C’è un pathos, e uno strano tipo di magia, nella cheerleading competitiva d’élite che ha qualcosa a che fare con la sua “insularità”. Gabi Butler, per esempio, che è una delle protagoniste di Cheer e una delle prime star dei social media, aveva ai tempi delle riprese più di ottocentomila follower, eppure la sua specialità era ancora considerata roba da sempliciotte poco acculturate, dai look appariscenti (verissimo) e poco spessore (falsissimo). Oggi, dopo che la serie è diventata un successo planetario, adorata da celebrity come Kendall Jenner e Oprah Winfrey, gli atleti sono inseguiti da brand, trasmissioni tv, magazine, e devono gestire la durezza degli allenamenti con qualunque forma di business legato alla popolarità che gli sta piovendo addosso. Navarro, al netto di quanto sia appassionante seguire le vicende personali dei ragazzi, ha vinto quattordici degli ultimi venti campionati nazionali; i suoi membri competono principalmente l’uno contro l’altro, in lizza per un posto a Daytona dove si scontreranno con il loro vero rivale, la squadra del Trinity Valley Community College, che nella seconda stagione appena partita su Netflix diventa anch’essa protagonista delle serie (roba da leccarsi i baffi, insomma, perché anche lì i protagonisti sono pazzeschi). Mentre li guardi farsi il tifo a vicenda, inizi a vedere il team come un tutt’uno di sforzi e incoraggiamenti: nessuno sosterrà mai questa squadra tanto quanto questa squadra sostiene (e al contempo combatte) se stessa
Le dinamiche razziali e di genere della squadra sono affascinanti, soprattutto nel contesto della Corsicana conservatrice, dove nelle ultime elezioni presidenziali, Donald Trump ha vinto con circa il settantatré per cento dei voti nella contea di Navarro.

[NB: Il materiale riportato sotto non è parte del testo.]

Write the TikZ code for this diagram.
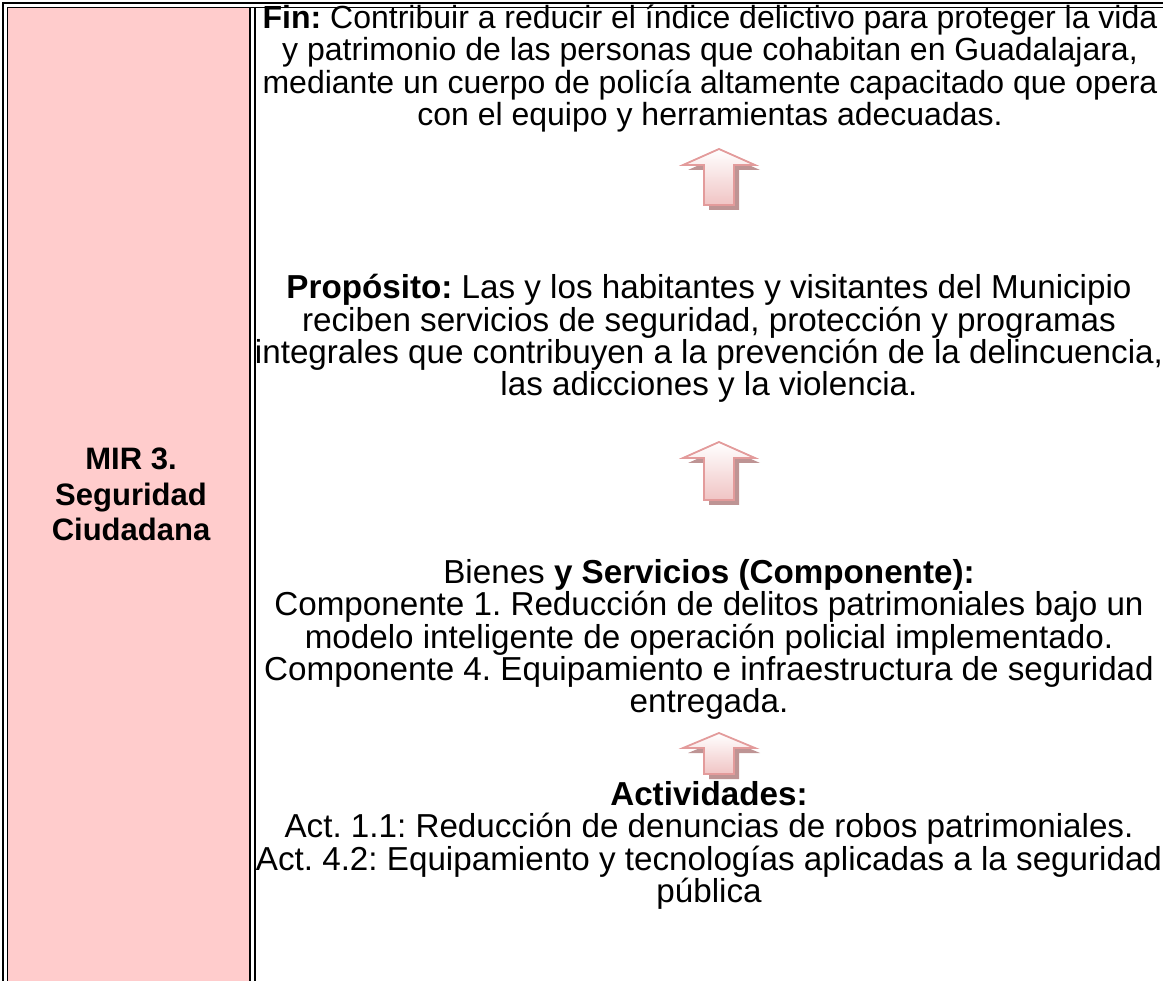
\documentclass[tikz,border=0pt]{standalone}
\usepackage{fontspec}
\setmainfont{Liberation Sans}
\frenchspacing
\definecolor{cellpink}{HTML}{FFCCCC}
\definecolor{arrline}{HTML}{E39B9B}
\definecolor{arrfill}{HTML}{F0C4C4}
\definecolor{arrshadow}{HTML}{BE9494}
\tikzset{
  righttext/.style={align=center, font=\fontsize{32}{32.3}\selectfont, inner sep=0pt},
  righttextb/.style={align=center, font=\fontsize{33.2}{32.3}\selectfont, inner sep=0pt},
  lefttext/.style={align=center, font=\fontsize{31}{35.5}\selectfont\bfseries, inner sep=0pt},
  arrshad/.style={fill=arrshadow},
  arrbody/.style={draw=arrline, line width=1.8pt, top color=white, bottom color=arrfill, line join=miter},
  thickrule/.style={line width=2.5pt},
  thinrule/.style={line width=1.3pt},
}
\newcommand{\mirUpArrow}[4]{% cx, tip, head base, bottom
  \fill[arrshad] (#1-36+5,#3+5) -- (#1-15+5,#3+5) -- (#1-15+5,#4+5) -- (#1+15+5,#4+5) -- (#1+15+5,#3+5) -- (#1+36+5,#3+5) -- (#1+5,#2+5) -- cycle;
  \path[arrbody] (#1,#2) -- (#1+36,#3) -- (#1+15,#3) -- (#1+15,#4) -- (#1-15,#4) -- (#1-15,#3) -- (#1-36,#3) -- cycle;
}
\begin{document}
\begin{tikzpicture}[x=1pt,y=-1pt]
\useasboundingbox (0,0) rectangle (1163,981);
% left pink cell
\fill[cellpink] (8,8) rectangle (250,981);
% outer double border
\draw[thickrule] (3,981) -- (3,3) -- (1163,3);
\draw[thinrule] (7.5,981) -- (7.5,7.5) -- (1163,7.5);
% cell separators
\draw[line width=2pt] (250,7.5) -- (250,981);
\draw[line width=2pt] (255,7.5) -- (255,981);
% left label
\node[lefttext] (mir) at (131,494.5) {MIR 3.\\Seguridad\\Ciudadana};
% right texts
\node[righttext] (fin) at (710,68.5) {\textbf{Fin:} Contribuir a reducir el índice delictivo para proteger la vida\\y patrimonio de las personas que cohabitan en Guadalajara,\\mediante un cuerpo de policía altamente capacitado que opera\\con el equipo y herramientas adecuadas.};
\node[righttextb] (prop) at (709,338.5) {\textbf{Propósito:} Las y los habitantes y visitantes del Municipio\\reciben servicios de seguridad, protección y programas\\integrales que contribuyen a la prevención de la delincuencia,\\las adicciones y la violencia.};
\node[righttextb] (comp) at (709,639.5) {Bienes \textbf{y Servicios (Componente):}\\Componente 1. Reducción de delitos patrimoniales bajo un\\modelo inteligente de operación policial implementado.\\Componente 4. Equipamiento e infraestructura de seguridad\\entregada.};
\node[righttextb] (act) at (709,845.5) {\textbf{Actividades:}\\Act. 1.1: Reducción de denuncias de robos patrimoniales.\\Act. 4.2: Equipamiento y tecnologías aplicadas a la seguridad\\pública};
% arrows
\mirUpArrow{719}{149}{165}{205}
\mirUpArrow{719}{442}{458}{500}
\mirUpArrow{719}{733}{748}{774}
\end{tikzpicture}
\end{document}
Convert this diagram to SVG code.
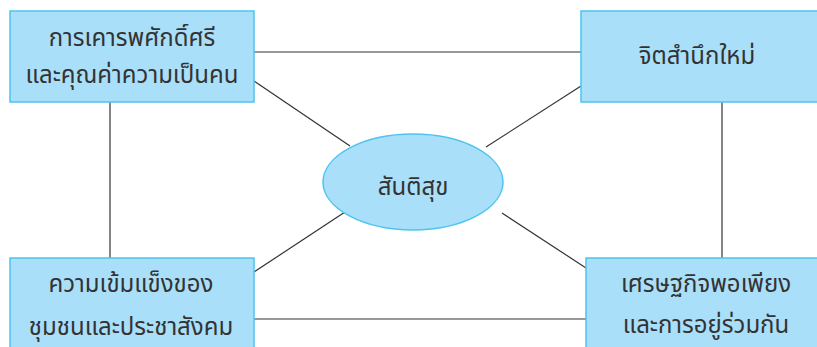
<svg xmlns="http://www.w3.org/2000/svg" width="817" height="347" viewBox="0 0 817 347">
<style>
.box{fill:#aadff9;stroke:#4cc4ef;stroke-width:1.5}
.ln{stroke:#333;stroke-width:1.2;fill:none}
text{font-family:"Noto Sans Thai","Noto Sans","DejaVu Sans",sans-serif;font-size:24px;fill:#333;text-anchor:middle}
</style>
<rect width="817" height="347" fill="#fff"/>
<g id="connectors">
<line class="ln" x1="254" y1="52" x2="581" y2="52"/>
<line class="ln" x1="254" y1="319" x2="586" y2="319"/>
<line class="ln" x1="110" y1="102" x2="110" y2="258"/>
<line class="ln" x1="722" y1="102" x2="722" y2="258"/>
<line class="ln" x1="254" y1="81" x2="350" y2="146"/>
<line class="ln" x1="581" y1="86" x2="486" y2="147"/>
<line class="ln" x1="254" y1="272" x2="345" y2="212"/>
<line class="ln" x1="586" y1="268" x2="502" y2="213"/>
</g>
<g id="n1">
<rect class="box" x="10" y="11" width="244" height="91"/>
<text x="132" y="46">การเคารพศักดิ์ศรี</text>
<text x="132" y="83">และคุณค่าความเป็นคน</text>
</g>
<g id="n2">
<rect class="box" x="581" y="11" width="240" height="91"/>
<text x="697" y="64">จิตสำนึกใหม่</text>
</g>
<g id="n3">
<rect class="box" x="10" y="258" width="244" height="95"/>
<text x="131" y="292">ความเข้มแข็งของ</text>
<text x="131" y="335">ชุมชนและประชาสังคม</text>
</g>
<g id="n4">
<rect class="box" x="586" y="258" width="240" height="95"/>
<text x="706" y="292">เศรษฐกิจพอเพียง</text>
<text x="706" y="333">และการอยู่ร่วมกัน</text>
</g>
<g id="center">
<ellipse class="box" cx="413" cy="182" rx="90" ry="48"/>
<text x="413" y="195">สันติสุข</text>
</g>
</svg>
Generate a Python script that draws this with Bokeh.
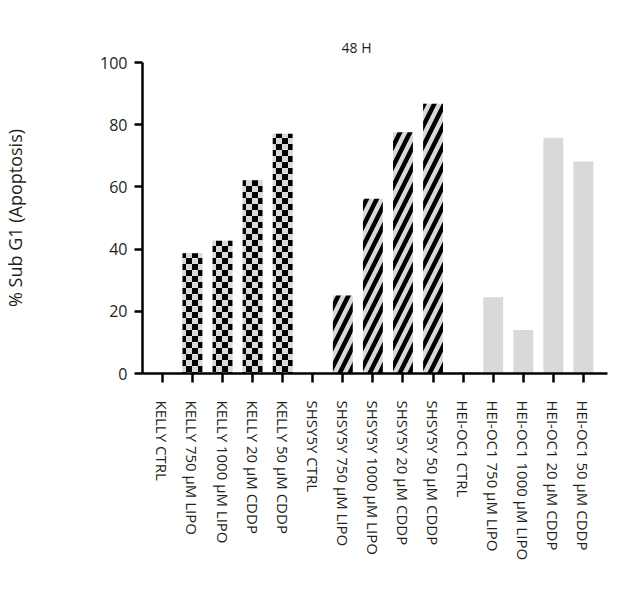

Ad un certo punto, su questo, della serie, vediamo un’insegnante alla Navarro dire felicemente ai suoi studenti che l’identità politica texana si basa sul matrimonio tradizionale e il diritto di portare armi. Aldama, dicevamo, è sì una cristiana conservatrice, ma si posiziona come un feroce difensore dei cheerleader maschi gay della sua squadra, e di fatti le routine sono coreografate per permettere ai ragazzi queer di pavoneggiarsi. E se per questa libertà e comunione con i compagni di squadra il prezzo pagato in fratture dell’attaccatura dei capelli, articolazioni lussate e lividi dei tessuti profondi sembra troppo alto per noi civili, beh, ecco perché noi rimaniamo distesi morbidamente sui nostri divani mentre osserviamo gli altri volare.